There are many characters in The Awakening, each with their very own personality. The first is the main character, Edna Pontellier. As I stated before, she is a young southern woman that does what most other southern women did of that time period. She cooked and cleaned, took care of the children and just ran the household. Her husband, Mr. Pontellier, plays a rather small role in the novel due to the fact that he goes away for awhile while Edna is undergoing her changes. Robert Lebrun is Edna’s true love that she realizes she cannot live without.

Adele Ratignolle and Mademoiselle Reisz represent what society views as the suitable and unsuitable women figures. Mademoiselle Ratignolle as the ideal Grand Isle woman, a home-loving mother and a good wife, and Mademoiselle Reisz as the old, unmarried, childless, musician who devoted her life to music, rather than a man.
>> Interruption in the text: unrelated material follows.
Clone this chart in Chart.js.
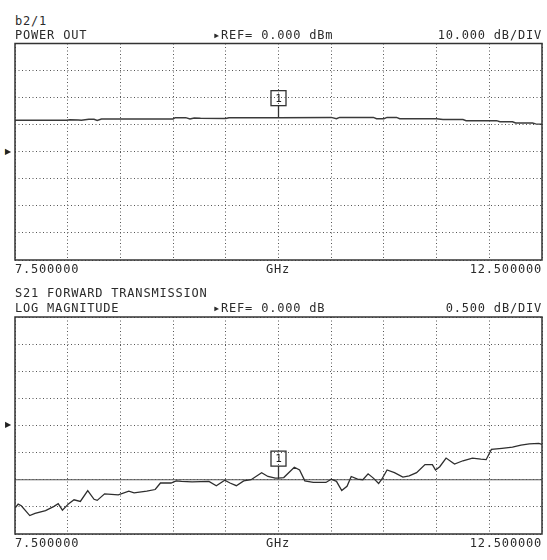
<!DOCTYPE html>
<html>
<head>
<meta charset="utf-8">
<script src="https://cdn.jsdelivr.net/npm/chart.js@4.4.0/dist/chart.umd.min.js"></script>
<style>
  body { margin: 0; background: #fff; }
  #page { position: relative; width: 547px; height: 560px; overflow: hidden; }
  canvas { position: absolute; left: 0; }
  .t { position: absolute; font: 12px "DejaVu Sans Mono", monospace; letter-spacing: 0.8px; color: #2b2b2b; line-height: 12px; white-space: pre; }
  .r { right: 5px; }
  .arrow { position: absolute; left: 5px; font: 8px "DejaVu Sans", sans-serif; color: #222; line-height: 8px; }
</style>
</head>
<body>
<div id="page">
  <canvas id="powerChart" width="547" height="240" style="top:30px"></canvas>
  <canvas id="s21Chart" width="547" height="240" style="top:305px"></canvas>

  <div class="t" style="left:15px;top:15px">b2/1</div>
  <div class="t" style="left:15px;top:29px">POWER OUT</div>
  <div class="t" style="left:213px;top:29px">▸REF= 0.000 dBm</div>
  <div class="t r" style="top:29px">10.000 dB/DIV</div>
  <div class="arrow" style="top:148px">▶</div>
  <div class="t" style="left:15px;top:263px">7.500000</div>
  <div class="t" style="left:266px;top:263px">GHz</div>
  <div class="t r" style="top:263px">12.500000</div>

  <div class="t" style="left:15px;top:287px">S21 FORWARD TRANSMISSION</div>
  <div class="t" style="left:15px;top:302px">LOG MAGNITUDE</div>
  <div class="t" style="left:213px;top:302px">▸REF= 0.000 dB</div>
  <div class="t r" style="top:302px">0.500 dB/DIV</div>
  <div class="arrow" style="top:421px">▶</div>
  <div class="t" style="left:15px;top:537px">7.500000</div>
  <div class="t" style="left:266px;top:537px">GHz</div>
  <div class="t r" style="top:537px">12.500000</div>
</div>

<script>
const FREQ_START = 7.5;
const FREQ_STOP = 12.5;
const markerFreq = 10.0;

// power out trace (dBm)
const powerFreq = [7.50, 7.99, 8.02, 8.10, 8.13, 8.20, 8.25, 8.28, 8.32, 9.00, 9.02, 9.12, 9.16, 9.20, 9.26,
  9.50, 9.53, 10.00, 10.50, 10.55, 10.58, 10.90, 10.93, 11.00, 11.03, 11.12, 11.15, 11.50, 11.56, 11.75,
  11.78, 12.07, 12.10, 12.22, 12.25, 12.41, 12.44, 12.50];
const powerVal = [11.6, 11.6, 11.8, 11.7, 11.6, 12.0, 12.0, 11.6, 12.1, 12.1, 12.6, 12.6, 12.1, 12.5, 12.4,
  12.3, 12.6, 12.6, 12.7, 12.2, 12.7, 12.7, 12.2, 12.2, 12.7, 12.7, 12.2, 12.2, 11.9, 11.9,
  11.5, 11.5, 11.1, 11.1, 10.6, 10.6, 10.3, 10.2];

// S21 log magnitude (dB)
const s21Freq = [7.50, 7.53, 7.56, 7.64, 7.69, 7.79, 7.87, 7.91, 7.95, 8.01, 8.06, 8.12, 8.19, 8.25, 8.28,
  8.35, 8.48, 8.58, 8.63, 8.75, 8.83, 8.88, 8.98, 9.03, 9.08, 9.18, 9.34, 9.41, 9.49, 9.54,
  9.60, 9.67, 9.74, 9.84, 9.90, 9.97, 10.00, 10.05, 10.15, 10.20, 10.25, 10.33, 10.45, 10.50, 10.55,
  10.60, 10.65, 10.69, 10.75, 10.80, 10.85, 10.90, 10.95, 10.98, 11.03, 11.10, 11.18, 11.24, 11.31, 11.39,
  11.46, 11.49, 11.53, 11.59, 11.67, 11.75, 11.84, 11.92, 11.97, 12.02, 12.12, 12.22, 12.30, 12.38, 12.47, 12.50];
const s21Val = [-1.52, -1.45, -1.48, -1.66, -1.62, -1.57, -1.49, -1.44, -1.56, -1.44, -1.37, -1.40, -1.20, -1.36, -1.38,
  -1.26, -1.28, -1.21, -1.24, -1.21, -1.18, -1.06, -1.06, -1.02, -1.03, -1.04, -1.03, -1.11, -1.01, -1.06,
  -1.11, -1.02, -1.00, -0.87, -0.94, -0.97, -0.97, -0.96, -0.77, -0.82, -1.02, -1.05, -1.05, -0.99, -1.03,
  -1.20, -1.12, -0.94, -0.99, -1.00, -0.89, -0.97, -1.07, -0.99, -0.82, -0.87, -0.95, -0.93, -0.87, -0.72,
  -0.72, -0.82, -0.76, -0.60, -0.71, -0.65, -0.60, -0.62, -0.63, -0.44, -0.42, -0.40, -0.36, -0.34, -0.33, -0.35];

// flat reference line in the lower panel
const s21RefFreq = [7.5, 12.5];
const s21RefVal = [-1.0, -1.0];

const pts = (xs, ys) => xs.map((x, i) => ({ x: x, y: ys[i] }));

// solid frame round the plot area
const framePlugin = {
  id: 'frame',
  afterDraw(chart) {
    const { ctx, chartArea: a } = chart;
    ctx.save();
    ctx.strokeStyle = '#333';
    ctx.lineWidth = 1.5;
    ctx.strokeRect(a.left, a.top, a.right - a.left, a.bottom - a.top);
    ctx.restore();
  }
};

// marker 1 box with stem
const markerPlugin = {
  id: 'marker1',
  afterDatasetsDraw(chart) {
    const ds = chart.data.datasets[0].data;
    const p = ds.find(d => d.x === markerFreq);
    if (!p) return;
    const px = chart.scales.x.getPixelForValue(p.x);
    const py = chart.scales.y.getPixelForValue(p.y);
    const ctx = chart.ctx;
    ctx.save();
    ctx.strokeStyle = '#333';
    ctx.lineWidth = 1.3;
    ctx.beginPath();
    ctx.moveTo(px, py);
    ctx.lineTo(px, py - 12);
    ctx.stroke();
    ctx.strokeRect(px - 7.5, py - 27, 15, 15);
    ctx.fillStyle = '#222';
    ctx.font = '11px "DejaVu Sans Mono"';
    ctx.textAlign = 'center';
    ctx.textBaseline = 'middle';
    ctx.fillText('1', px, py - 19);
    ctx.restore();
  }
};

const makePanel = (id, datasets, yMin, yMax, yStep, pad) => {
  const ctxt = document.getElementById(id).getContext('2d');
  return new Chart(ctxt, {
    type: 'line',
    data: { datasets: datasets },
    options: {
      responsive: false,
      animation: false,
      layout: { padding: pad },
      plugins: { legend: { display: false }, tooltip: { enabled: false } },
      elements: { point: { radius: 0 }, line: { tension: 0 } },
      scales: {
        x: {
          type: 'linear', min: FREQ_START, max: FREQ_STOP,
          ticks: { display: false, stepSize: 0.5 },
          grid: { color: '#555', lineWidth: 1, drawTicks: false },
          border: { display: false, dash: [1, 2.5] },
          afterFit: s => { s.height = 0; }
        },
        y: {
          min: yMin, max: yMax,
          ticks: { display: false, stepSize: yStep },
          grid: { color: '#555', lineWidth: 1, drawTicks: false },
          border: { display: false, dash: [1, 2.5] },
          afterFit: s => { s.width = 0; }
        }
      }
    },
    plugins: [framePlugin, markerPlugin]
  });
};

const setup = () => {
  makePanel('powerChart', [{
    data: pts(powerFreq, powerVal),
    borderColor: '#3a3a3a',
    borderWidth: 1.5
  }], -40, 40, 10, { left: 15, right: 5, top: 13.5, bottom: 10 });

  makePanel('s21Chart', [{
    data: pts(s21Freq, s21Val),
    borderColor: '#2e2e2e',
    borderWidth: 1.3
  }, {
    data: pts(s21RefFreq, s21RefVal),
    borderColor: '#555',
    borderWidth: 1.2
  }], -2, 2, 0.5, { left: 15, right: 5, top: 12, bottom: 11 });
};

window.addEventListener('DOMContentLoaded', setup);
</script>
</body>
</html>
Edna oscillates between the two identities until she awakens to the fact that she needs to be an individual, but encounters the resistance of society’s standards to her desire. Many other characters come up but their part does not contribute to the author’s point of view.

The setting of The Awakening is in only two locations. The beginning and end of the story are in Grand Isle Louisiana, while the middle of the novel is set in New Orleans. Grand Isle is a lush summer getaway for the rich of Louisiana at this time period. New Orleans is a busy metropolis of business. I believe that each setting helps to develop the author’s viewpoint, because in each she undergoes a change. When she is first in Grand Isle is where she meets Robert and her love starts. When she goes back to New Orleans, she starts her new lifestyle.

Finally the setting returns to Grand Isle and she eventually kills herself there. It is as if New Orleans “awakens” her, because Grand Isle puts her “to sleep. ” There are a couple of different themes presented in this novel. First is the obvious theme of women independence. Edna practically rebels against everything she has ever been taught. The second theme I see in this novel is the self-preservation by Edna. As my quotation shows before, she says she will do whatever she feels necessary in order to achieve happiness for herself.

Both of themes work together in order to get Chopin’s’ point of view across to the reader. She moves out of her husband’s house not only to rebel against him but also to preserve her happiness for as long as she possibly could. Chopin’s opinion to me is that people, not just women, will do anything in order to achieve happiness. Even if it means making the ultimate sacrifice in taking your own life. Edna trued everything she could possibly think of in order to achieve happiness.

After finding that this would only happen if she were able to be with Robert and also learning that Robert would not let her, she did what she thought was the only choice she had left. She preserved herself buy taking her life so that she was no longer under the control of the world, and she rebelled against the world at the same time, because she expressed that women no longer had to be possessions of the men in their life. I believe that Kate Chopin was a writer that was just way ahead of her time. All of these elements that I have described in this paper help any reader of this novel to better understand this very strong story.

The plot of this story is one that no one had ever entered before and I commend Chopin for going into it. The characters were all developed and all had some symbolism with them. The setting as I stated earlier was sort of the way I would come to the title of the novel. The themes were revolutionary of this time and were very easy to spot with is the case with most well written novels. Finally, a reader of The Awakening should have no trouble in finding out Chopin’s opinions. I believe that with these elements defined I have summarized Kate Chopin’s novel: The Awakening.